Calibrating Multi-modal Representations: A Pursuit of Group Robustness without Annotations
Chenyu You,Yifei Min,Weicheng Dai,Jasjeet S. Sekhon,Lawrence Staib,James S. Duncan
2024-03-12
Abstract:Fine-tuning pre-trained vision-language models, like CLIP, has yielded
success on diverse downstream tasks. However, several pain points persist for
this paradigm: (i) directly tuning entire pre-trained models becomes both
time-intensive and computationally costly. Additionally, these tuned models
tend to become highly specialized, limiting their practicality for real-world
deployment; (ii) recent studies indicate that pre-trained vision-language
classifiers may overly depend on spurious features -- patterns that correlate
with the target in training data, but are not related to the true labeling
function; and (iii) existing studies on mitigating the reliance on spurious
features, largely based on the assumption that we can identify such features,
does not provide definitive assurance for real-world applications. As a
piloting study, this work focuses on exploring mitigating the reliance on
spurious features for CLIP without using any group annotation.
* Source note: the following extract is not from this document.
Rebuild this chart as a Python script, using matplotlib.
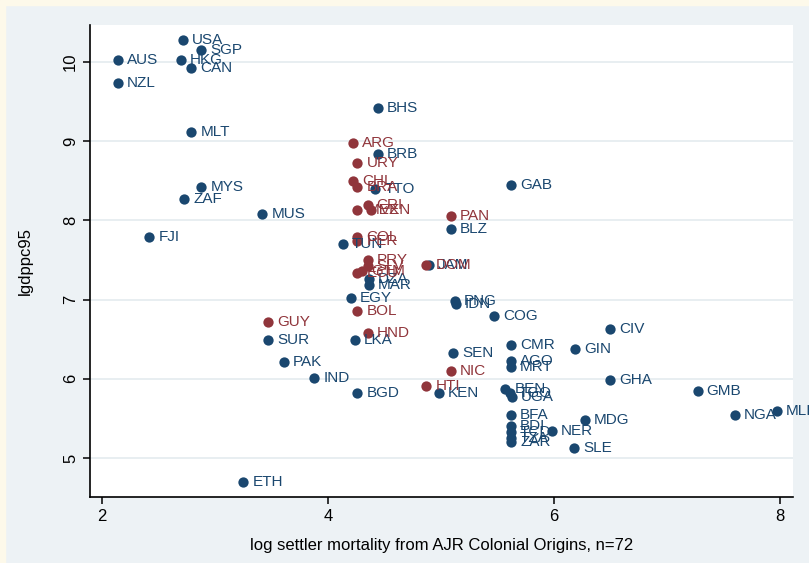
import matplotlib.pyplot as plt
from matplotlib.patches import Rectangle

# country codes, log settler mortality, log gdp per capita 1995, region group
codes = ["USA", "SGP", "HKG", "CAN", "AUS", "NZL", "MLT", "MYS", "ZAF", "MUS",
         "FJI", "BHS", "BRB", "TTO", "GAB", "BLZ", "TUN", "DZA", "JAM", "MAR",
         "EGY", "PNG", "IDN", "COG", "SUR", "LKA", "PAK", "IND", "BGD", "KEN",
         "SEN", "CIV", "CMR", "GIN", "AGO", "MRT", "GHA", "GMB", "NGA", "MLI",
         "BEN", "TGO", "UGA", "BFA", "BDI", "TCD", "ZAR", "TZA", "NER", "MDG",
         "SLE", "ETH"]
mort = [2.72, 2.88, 2.70, 2.79, 2.14, 2.14, 2.79, 2.88, 2.73, 3.42,
        2.42, 4.44, 4.44, 4.42, 5.62, 5.09, 4.13, 4.36, 4.89, 4.36,
        4.20, 5.12, 5.13, 5.47, 3.47, 4.24, 3.61, 3.88, 4.26, 4.98,
        5.11, 6.50, 5.62, 6.19, 5.62, 5.62, 6.50, 7.27, 7.60, 7.97,
        5.57, 5.61, 5.63, 5.62, 5.62, 5.62, 5.62, 5.62, 5.98, 6.27,
        6.18, 3.25]
gdp = [10.28, 10.15, 10.02, 9.93, 10.02, 9.73, 9.12, 8.42, 8.27, 8.08,
       7.79, 9.42, 8.84, 8.40, 8.45, 7.89, 7.70, 7.26, 7.44, 7.19,
       7.02, 6.98, 6.95, 6.79, 6.49, 6.49, 6.21, 6.01, 5.82, 5.82,
       6.33, 6.63, 6.43, 6.38, 6.22, 6.15, 5.98, 5.85, 5.54, 5.59,
       5.87, 5.82, 5.77, 5.54, 5.40, 5.33, 5.20, 5.25, 5.34, 5.48,
       5.13, 4.70]

# Latin America / Caribbean
codes_la = ["ARG", "URY", "CHL", "BRA", "CRI", "VEN", "MEX", "PAN", "COL", "PER",
            "PRY", "SLV", "ECU", "GTM", "DOM", "BOL", "GUY", "HND", "NIC", "HTI"]
mort_la = [4.22, 4.26, 4.22, 4.26, 4.35, 4.38, 4.26, 5.09, 4.26, 4.26,
           4.35, 4.35, 4.26, 4.30, 4.87, 4.26, 3.47, 4.35, 5.09, 4.87]
gdp_la = [8.98, 8.72, 8.50, 8.42, 8.20, 8.13, 8.13, 8.06, 7.79, 7.74,
          7.50, 7.42, 7.33, 7.36, 7.44, 6.86, 6.72, 6.58, 6.10, 5.91]

blue = "#1a476f"
red = "#90353b"
fam = ["Liberation Sans Narrow", "Liberation Sans", "DejaVu Sans"]

fig = plt.figure(figsize=(8.09, 5.63), dpi=100, facecolor="#edf2f5")
# cream strip along top and left edge
fig.patches.append(Rectangle((0, 1 - 5 / 563), 1, 5 / 563, transform=fig.transFigure,
                             color="#fdf9ea", zorder=0))
fig.patches.append(Rectangle((0, 0), 5 / 809, 1, transform=fig.transFigure,
                             color="#fdf9ea", zorder=0))

ax = fig.add_axes([90 / 809, 66 / 563, 703 / 809, 472 / 563])
ax.set_facecolor("white")

for xs, ys, labs, col in [(mort, gdp, codes, blue), (mort_la, gdp_la, codes_la, red)]:
    ax.scatter(xs, ys, s=55, color=col, zorder=3, linewidths=0)
    for x, y, t in zip(xs, ys, labs):
        ax.annotate(t, (x, y), xytext=(6.5, 0), textcoords="offset points",
                    ha="left", va="center", color=col, fontsize=11,
                    family=fam, zorder=4, annotation_clip=False)

ax.set_xlim(1.894, 8.115)
ax.set_ylim(4.508, 10.467)
ax.set_xticks([2, 4, 6, 8])
ax.set_yticks([5, 6, 7, 8, 9, 10])
ax.yaxis.grid(True, color="#e6edf0", linewidth=1.3)
ax.set_axisbelow(True)
for s in ["top", "right"]:
    ax.spines[s].set_visible(False)
ax.spines["left"].set_linewidth(1.2)
ax.spines["bottom"].set_linewidth(1.2)
ax.tick_params(direction="out", length=5, width=1.1, labelsize=12)
for lab in ax.get_yticklabels():
    lab.set_rotation(90)
    lab.set_va("center")
for lab in ax.get_xticklabels() + ax.get_yticklabels():
    lab.set_family(fam)

ax.set_xlabel("log settler mortality from AJR Colonial Origins, n=72",
              fontsize=12, family=fam, labelpad=10)
ax.set_ylabel("lgdppc95", fontsize=12, family=fam, labelpad=22)

fig.savefig("out.png", dpi=100, facecolor=fig.get_facecolor())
To this end, we
systematically study the existence of spurious correlation on CLIP and
CILP+ERM. We first, following recent work on Deep Feature Reweighting (DFR),
verify that last-layer retraining can greatly improve group robustness on
pretrained CLIP. In view of them, we advocate a lightweight representation
calibration method for fine-tuning CLIP, by first generating a calibration set
using the pretrained CLIP, and then calibrating representations of samples
within this set through contrastive learning, all without the need for group
labels. Extensive experiments and in-depth visualizations on several benchmarks
validate the effectiveness of our proposals, largely reducing reliance and
significantly boosting the model generalization.
Computer Vision and Pattern Recognition,Machine Learning